Homeschooling: It's not what we do, it's how we live.

“What’d you do in school today?”

I don’t know about you, but here’s what we did:

Got off to a late start! WE didn’t start school until almost 10AM. It’s cold and wet outside and that does not make for early mornings. We let the house heat up and then got crackin’ on school work. The boys started out with math and the we dove into our history lesson.

Since this is our “year 1”, we’re studying ancient civilizations for history/geography. Normally, LittleBoyBlue would be studying … I forget what 2nd grade is, but it’s not ancients – anyway, I don’t want to have to do 2 history lesson plans, so we’re just doing one, and year 1=Ancients. So there :P. His former school did not cover history in the same logical way that we plan to (i.e.: chronologically), so he’s getting entirely new material as it is, which is good.

In an effort to keep “history” from being super dry and boring, I found some lesson plans and books with activities that bring history to life. We tried one such activity today. In the book Stone Age People by Keith Branigan (a “Make it Work” book), we found “Make a mammoth bone hut”… and so we did. Sorta.

We didn’t follow the lesson plan exactly; I didn’t have some of the books it called for and we’re not in a class big enough to simulate “hunters” and “gatherers” called for in lesson 1, but I think our activity was true to the spirit of the lesson. We talked about the Bering strait and former land bridge, Pangaea, tectonic plates and how they move(d) and made shifts in the earth’s surface and other such geographically related topics, then got into a discussion about the people and how they lived. We made the bones of the structure from sentence strips and found they were too flimsy,so we reinforced them with cardboard, latched together with a combination of duct tape, staples and desk tape, then added construction and brown craft paper “hides” that we decorated and crumpled to give them some texture and attached to the bones of the building. The hut actually stood for a while, then fell while we were at lunch – I think this room has too much moisture in the air and it wilted the cardboard – but even so, the boys learned that it was hard work and a lot of it to make such a “home”.

After we finished our hut,  we made lunch and the boys helped make Amish Friendship bread for Tuesday Tea, which went into the oven while we worked on spelling and phonics. I finished my day’s training (1.47 miles plus step and hula-hooping on Wii) while the bread finished cooking. It made the house smell so good, and turned out fabulous.

While the boys played, I read aloud. We began The Rime of the Ancient Mariner today. I found this performance by David Olney (part 1) on YouTube that we enjoyed quite a bit. There are also a couple of other links (one read by Orson Welles) that we looked at too, but this was the best “performance” in my opinion. We’ll read (and watch and discuss) more tomorrow and again until we get done with that, then begin on something new.

We didn’t get finished with school until 4:30, but the hut took a while to build, so it was a long day.

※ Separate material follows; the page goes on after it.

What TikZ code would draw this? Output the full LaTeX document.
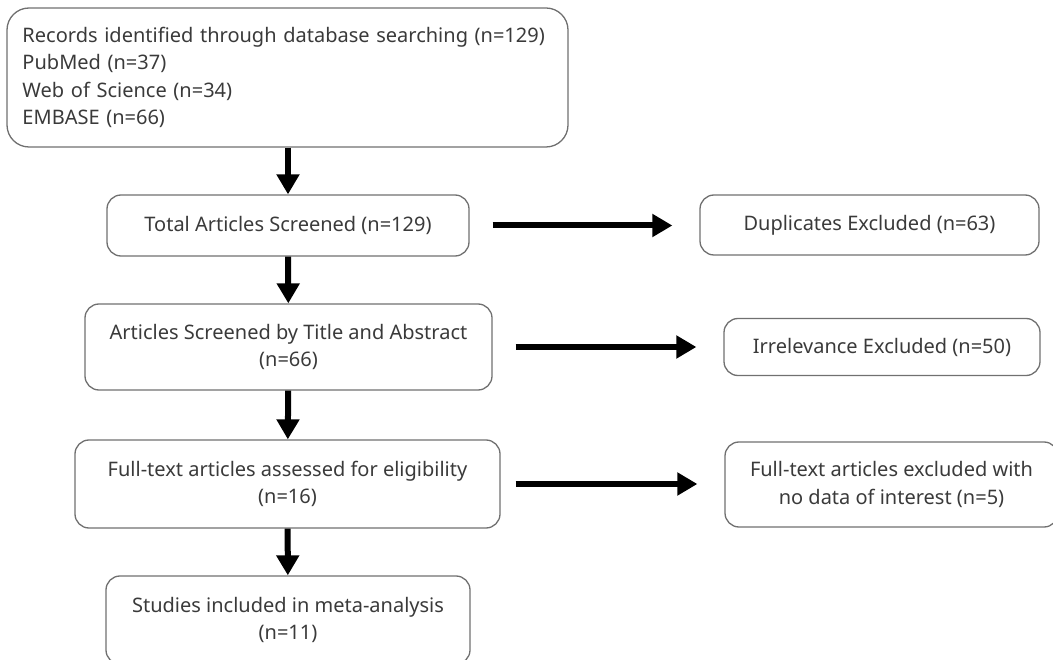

Tomorrow is playgroup and our weekly library trip, so we’ll have less time for sit-down lessons. Anyway, that’s our re-cap!




2 responses

  1. I love that lodge! It’s very similar to the structures we make (from bamboo or willow branches) for sweat lodges, which my boys have also helped assemble. Those materials produce a pretty darn stable structure, so if you’ve got a willow tree (not weeping, the sturdier kind) or a bamboo grove, you should try making an outdoor play lodge!

    August 20, 2010 at 8:45 am

  2. That’s a fantastic idea…. when I was little, we had several places on our property that had bamboo. We’re out of town right now, but when we get back, I think we’ll go on a hike and see if they’re still there. Thanks for the suggestion!